>>>>>

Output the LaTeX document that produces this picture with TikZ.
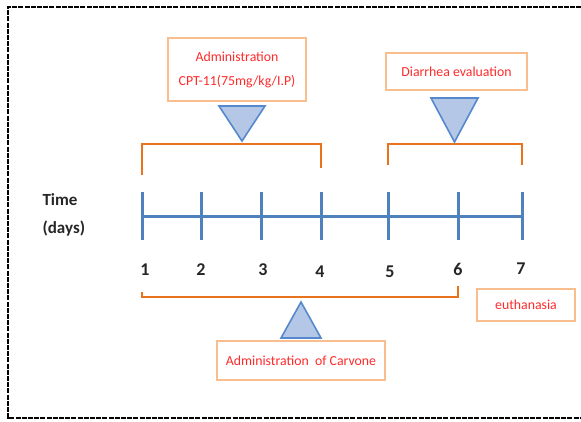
\documentclass[tikz,border=0pt]{standalone}
\usepackage{fontspec}
\setmainfont{Carlito}
\definecolor{tlblue}{HTML}{4F81BD}
\definecolor{brorange}{HTML}{E8731C}
\definecolor{boxorange}{HTML}{F8BE8E}
\definecolor{trifill}{HTML}{B4C7E7}
\definecolor{triedge}{HTML}{5588CC}
\definecolor{txtred}{HTML}{FF2A2A}
\begin{document}
\begin{tikzpicture}[x=1pt,y=-1pt,
  tl/.style={draw=tlblue,line width=3pt},
  bracket/.style={draw=brorange,line width=1.8pt},
  infobox/.style={draw=boxorange,line width=2pt,fill=white,text=txtred,font=\fontsize{13.8}{16}\selectfont,align=center,inner sep=0pt},
  tri/.style={draw=triedge,fill=trifill,line width=1.6pt,line join=miter},
  daynum/.style={font=\fontsize{18}{20}\selectfont\bfseries,text=black!85},
  lbl/.style={font=\fontsize{17}{20}\selectfont\bfseries,text=black!85}]
\useasboundingbox (0,0) rectangle (581,421);
% frame
\draw[black,line width=1.6pt,dash pattern=on 5pt off 1.2pt] (600,7) -- (8,7) -- (8,418) -- (600,418);
% timeline
\coordinate (t1) at (142,216);
\coordinate (t2) at (201,216);
\coordinate (t3) at (261,216);
\coordinate (t4) at (321,216);
\coordinate (t5) at (388,216);
\coordinate (t6) at (458,216);
\coordinate (t7) at (522,216);
\draw[tl] (t1) -- (t7);
\foreach \i in {1,...,7}{
  \draw[tl] ([yshift=-24pt]t\i) -- ([yshift=24pt]t\i);
}
\node[daynum] (n1) at (145,270) {1};
\node[daynum] (n2) at (201,270) {2};
\node[daynum] (n3) at (263,270) {3};
\node[daynum] (n4) at (320,272) {4};
\node[daynum] (n5) at (390,272) {5};
\node[daynum] (n6) at (458,269) {6};
\node[daynum] (n7) at (521,269) {7};
\node[lbl,anchor=west] (time) at (39,200) {Time};
\node[lbl,anchor=west] (days) at (39,229) {(days)};
% brackets
\draw[bracket] (142,175) -- (142,144) -- (321,144) -- (321,168);
\draw[bracket] (388,165) -- (388,144) -- (522,144) -- (522,165);
\draw[bracket] (142,292) -- (142,297) -- (458,297) -- (458,286);
% boxes
\node[infobox,minimum width=138pt,minimum height=63pt] (b1) at (237,69.5) {Administration\\[8pt]CPT-11(75mg/kg/I.P)};
\node[infobox,minimum width=141pt,minimum height=37pt] (b2) at (456.5,71.5) {Diarrhea evaluation};
\node[infobox,minimum width=168pt,minimum height=39pt] (b3) at (301,360.5) {Administration\ \ of Carvone};
\node[infobox,minimum width=98pt,minimum height=32pt] (b4) at (526,305) {euthanasia};
% triangles
\draw[tri] (219,106) -- (265,106) -- (242,141) -- cycle;
\draw[tri] (431,98) -- (478,98) -- (454.5,142) -- cycle;
\draw[tri] (301,302) -- (321,338) -- (281,338) -- cycle;
\end{tikzpicture}
\end{document}
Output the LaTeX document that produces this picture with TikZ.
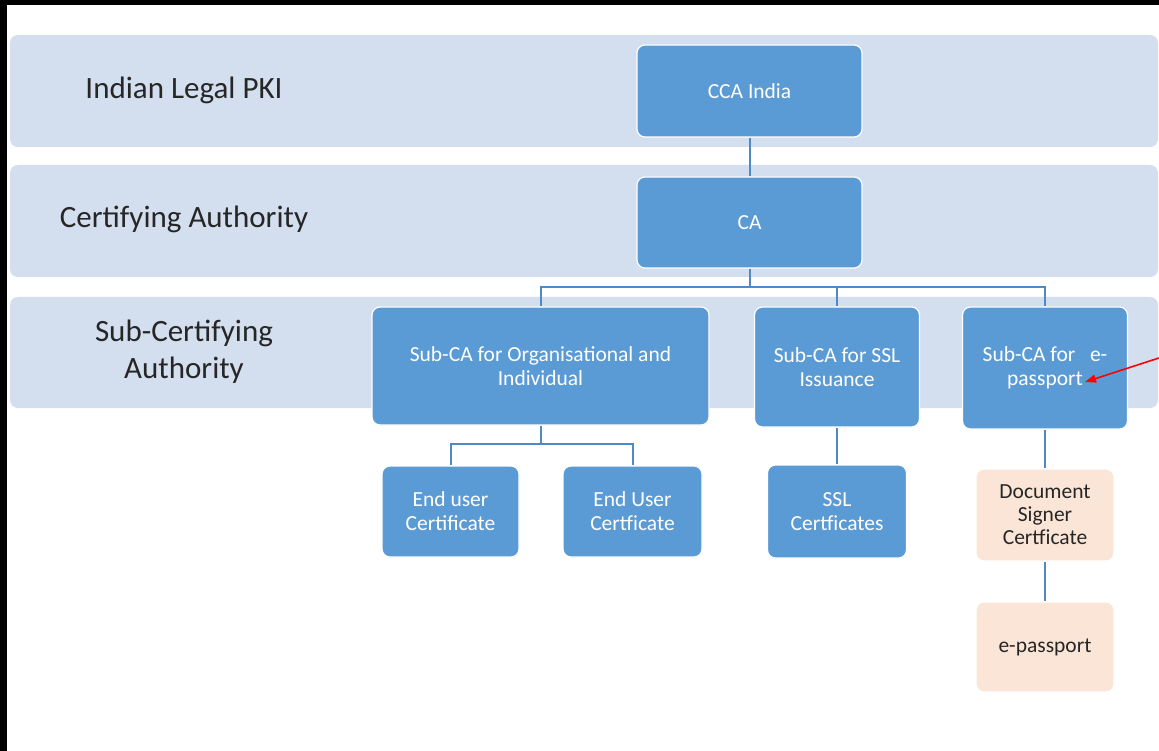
\documentclass[tikz,border=0pt]{standalone}
\usepackage{fontspec}
\setmainfont{Carlito}
\usetikzlibrary{arrows.meta}
\definecolor{bandc}{HTML}{D3DEEF}
\definecolor{boxc}{HTML}{5B9BD5}
\definecolor{peach}{HTML}{FBE5D6}
\definecolor{linkc}{HTML}{4F89C6}
\definecolor{txtc}{HTML}{262626}
\tikzset{
  band/.style={fill=bandc, draw=none, rounded corners=8pt, inner sep=0pt},
  lbl/.style={text=txtc, font=\fontsize{31}{37}\selectfont, align=center, inner sep=0pt},
  bluebox/.style={fill=boxc, draw=white, line width=1.2pt, rounded corners=8pt, text=white,
    font=\fontsize{21.5}{24}\selectfont, align=center, inner sep=0pt},
  peachbox/.style={fill=peach, draw=white, line width=1.2pt, rounded corners=8pt, text=txtc,
    font=\fontsize{21.5}{23}\selectfont, align=center, inner sep=0pt},
  link/.style={draw=linkc, line width=2pt},
  redarrow/.style={draw=red, line width=1.6pt, -{Triangle[length=11pt,width=8pt]}}
}
\begin{document}
\begin{tikzpicture}[x=1pt,y=-1pt]
\useasboundingbox (0,0) rectangle (1159,751);
\fill[white] (0,0) rectangle (1159,751);
\fill[black] (0,0) rectangle (1159,5);
\fill[black] (0,0) rectangle (7,751);
% bands
\node[band, minimum width=1148pt, minimum height=112pt] (band1) at (584,91) {};
\node[band, minimum width=1148pt, minimum height=112pt] (band2) at (584,221) {};
\node[band, minimum width=1148pt, minimum height=111pt] (band3) at (584,352.5) {};
% band labels
\node[lbl] (l1) at (184,90) {Indian Legal PKI};
\node[lbl] (l2) at (184,219) {Certifying Authority};
\node[lbl] (l3) at (184,352) {Sub-Certifying\\Authority};
% boxes
\node[bluebox, minimum width=225pt, minimum height=92pt] (cca) at (749.5,91) {CCA India};
\node[bluebox, minimum width=225pt, minimum height=91pt] (ca) at (749.5,222.5) {CA};
\node[bluebox, minimum width=337pt, minimum height=118pt] (org) at (540.5,366) {Sub-CA for Organisational and\\Individual};
\node[bluebox, minimum width=165pt, minimum height=120pt] (ssl) at (837,367) {Sub-CA for SSL\\Issuance};
\node[bluebox, minimum width=165pt, minimum height=122pt] (ep) at (1045,368) {Sub-CA for \ \ e-\\passport};
\node[bluebox, minimum width=137pt, minimum height=91pt] (eu1) at (450.5,511.5) {End user\\Certificate};
\node[bluebox, minimum width=139pt, minimum height=91pt] (eu2) at (632.5,511.5) {End User\\Certficate};
\node[bluebox, minimum width=139pt, minimum height=93pt] (sslc) at (837,511.5) {SSL\\Certficates};
\node[peachbox, minimum width=138pt, minimum height=92pt] (ds) at (1045,515) {Document\\Signer\\Certficate};
\node[peachbox, minimum width=138pt, minimum height=90pt] (epp) at (1045,647) {e-passport};
% connectors
\coordinate (busA) at (749.5,287);
\coordinate (busB) at (540.5,444);
\draw[link] (cca.south) -- (ca.north);
\draw[link] (ca.south) -- (busA);
\draw[link] (busA) -| (org.north);
\draw[link] (busA) -| (ssl.north);
\draw[link] (busA) -| (ep.north);
\draw[link] (org.south) -- (busB);
\draw[link] (busB) -| (eu1.north);
\draw[link] (busB) -| (eu2.north);
\draw[link] (ssl.south) -- (sslc.north);
\draw[link] (ep.south) -- (ds.north);
\draw[link] (ds.south) -- (epp.north);
% red arrow
\coordinate (rstart) at (1162,357);
\coordinate (rend) at (1085,382);
\draw[redarrow] (rstart) -- (rend);
\end{tikzpicture}
\end{document}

<<<<<

AIM:
Copy all the entries word for word. Omit any pictures.

SOLUTION TO THIS PROBLEM:
Output the LaTeX document that produces this picture with TikZ.
\documentclass[tikz,border=0pt]{standalone}
\usepackage{fontspec}
\setmainfont{Carlito}
\definecolor{tlblue}{HTML}{4F81BD}
\definecolor{brorange}{HTML}{E8731C}
\definecolor{boxorange}{HTML}{F8BE8E}
\definecolor{trifill}{HTML}{B4C7E7}
\definecolor{triedge}{HTML}{5588CC}
\definecolor{txtred}{HTML}{FF2A2A}
\begin{document}
\begin{tikzpicture}[x=1pt,y=-1pt,
  tl/.style={draw=tlblue,line width=3pt},
  bracket/.style={draw=brorange,line width=1.8pt},
  infobox/.style={draw=boxorange,line width=2pt,fill=white,text=txtred,font=\fontsize{13.8}{16}\selectfont,align=center,inner sep=0pt},
  tri/.style={draw=triedge,fill=trifill,line width=1.6pt,line join=miter},
  daynum/.style={font=\fontsize{18}{20}\selectfont\bfseries,text=black!85},
  lbl/.style={font=\fontsize{17}{20}\selectfont\bfseries,text=black!85}]
\useasboundingbox (0,0) rectangle (581,421);
% frame
\draw[black,line width=1.6pt,dash pattern=on 5pt off 1.2pt] (600,7) -- (8,7) -- (8,418) -- (600,418);
% timeline
\coordinate (t1) at (142,216);
\coordinate (t2) at (201,216);
\coordinate (t3) at (261,216);
\coordinate (t4) at (321,216);
\coordinate (t5) at (388,216);
\coordinate (t6) at (458,216);
\coordinate (t7) at (522,216);
\draw[tl] (t1) -- (t7);
\foreach \i in {1,...,7}{
  \draw[tl] ([yshift=-24pt]t\i) -- ([yshift=24pt]t\i);
}
\node[daynum] (n1) at (145,270) {1};
\node[daynum] (n2) at (201,270) {2};
\node[daynum] (n3) at (263,270) {3};
\node[daynum] (n4) at (320,272) {4};
\node[daynum] (n5) at (390,272) {5};
\node[daynum] (n6) at (458,269) {6};
\node[daynum] (n7) at (521,269) {7};
\node[lbl,anchor=west] (time) at (39,200) {Time};
\node[lbl,anchor=west] (days) at (39,229) {(days)};
% brackets
\draw[bracket] (142,175) -- (142,144) -- (321,144) -- (321,168);
\draw[bracket] (388,165) -- (388,144) -- (522,144) -- (522,165);
\draw[bracket] (142,292) -- (142,297) -- (458,297) -- (458,286);
% boxes
\node[infobox,minimum width=138pt,minimum height=63pt] (b1) at (237,69.5) {Administration\\[8pt]CPT-11(75mg/kg/I.P)};
\node[infobox,minimum width=141pt,minimum height=37pt] (b2) at (456.5,71.5) {Diarrhea evaluation};
\node[infobox,minimum width=168pt,minimum height=39pt] (b3) at (301,360.5) {Administration\ \ of Carvone};
\node[infobox,minimum width=98pt,minimum height=32pt] (b4) at (526,305) {euthanasia};
% triangles
\draw[tri] (219,106) -- (265,106) -- (242,141) -- cycle;
\draw[tri] (431,98) -- (478,98) -- (454.5,142) -- cycle;
\draw[tri] (301,302) -- (321,338) -- (281,338) -- cycle;
\end{tikzpicture}
\end{document}
Output the LaTeX document that produces this picture with TikZ.
\documentclass[tikz,border=0pt]{standalone}
\usepackage{fontspec}
\setmainfont{Carlito}
\usetikzlibrary{arrows.meta}
\definecolor{bandc}{HTML}{D3DEEF}
\definecolor{boxc}{HTML}{5B9BD5}
\definecolor{peach}{HTML}{FBE5D6}
\definecolor{linkc}{HTML}{4F89C6}
\definecolor{txtc}{HTML}{262626}
\tikzset{
  band/.style={fill=bandc, draw=none, rounded corners=8pt, inner sep=0pt},
  lbl/.style={text=txtc, font=\fontsize{31}{37}\selectfont, align=center, inner sep=0pt},
  bluebox/.style={fill=boxc, draw=white, line width=1.2pt, rounded corners=8pt, text=white,
    font=\fontsize{21.5}{24}\selectfont, align=center, inner sep=0pt},
  peachbox/.style={fill=peach, draw=white, line width=1.2pt, rounded corners=8pt, text=txtc,
    font=\fontsize{21.5}{23}\selectfont, align=center, inner sep=0pt},
  link/.style={draw=linkc, line width=2pt},
  redarrow/.style={draw=red, line width=1.6pt, -{Triangle[length=11pt,width=8pt]}}
}
\begin{document}
\begin{tikzpicture}[x=1pt,y=-1pt]
\useasboundingbox (0,0) rectangle (1159,751);
\fill[white] (0,0) rectangle (1159,751);
\fill[black] (0,0) rectangle (1159,5);
\fill[black] (0,0) rectangle (7,751);
% bands
\node[band, minimum width=1148pt, minimum height=112pt] (band1) at (584,91) {};
\node[band, minimum width=1148pt, minimum height=112pt] (band2) at (584,221) {};
\node[band, minimum width=1148pt, minimum height=111pt] (band3) at (584,352.5) {};
% band labels
\node[lbl] (l1) at (184,90) {Indian Legal PKI};
\node[lbl] (l2) at (184,219) {Certifying Authority};
\node[lbl] (l3) at (184,352) {Sub-Certifying\\Authority};
% boxes
\node[bluebox, minimum width=225pt, minimum height=92pt] (cca) at (749.5,91) {CCA India};
\node[bluebox, minimum width=225pt, minimum height=91pt] (ca) at (749.5,222.5) {CA};
\node[bluebox, minimum width=337pt, minimum height=118pt] (org) at (540.5,366) {Sub-CA for Organisational and\\Individual};
\node[bluebox, minimum width=165pt, minimum height=120pt] (ssl) at (837,367) {Sub-CA for SSL\\Issuance};
\node[bluebox, minimum width=165pt, minimum height=122pt] (ep) at (1045,368) {Sub-CA for \ \ e-\\passport};
\node[bluebox, minimum width=137pt, minimum height=91pt] (eu1) at (450.5,511.5) {End user\\Certificate};
\node[bluebox, minimum width=139pt, minimum height=91pt] (eu2) at (632.5,511.5) {End User\\Certficate};
\node[bluebox, minimum width=139pt, minimum height=93pt] (sslc) at (837,511.5) {SSL\\Certficates};
\node[peachbox, minimum width=138pt, minimum height=92pt] (ds) at (1045,515) {Document\\Signer\\Certficate};
\node[peachbox, minimum width=138pt, minimum height=90pt] (epp) at (1045,647) {e-passport};
% connectors
\coordinate (busA) at (749.5,287);
\coordinate (busB) at (540.5,444);
\draw[link] (cca.south) -- (ca.north);
\draw[link] (ca.south) -- (busA);
\draw[link] (busA) -| (org.north);
\draw[link] (busA) -| (ssl.north);
\draw[link] (busA) -| (ep.north);
\draw[link] (org.south) -- (busB);
\draw[link] (busB) -| (eu1.north);
\draw[link] (busB) -| (eu2.north);
\draw[link] (ssl.south) -- (sslc.north);
\draw[link] (ep.south) -- (ds.north);
\draw[link] (ds.south) -- (epp.north);
% red arrow
\coordinate (rstart) at (1162,357);
\coordinate (rend) at (1085,382);
\draw[redarrow] (rstart) -- (rend);
\end{tikzpicture}
\end{document}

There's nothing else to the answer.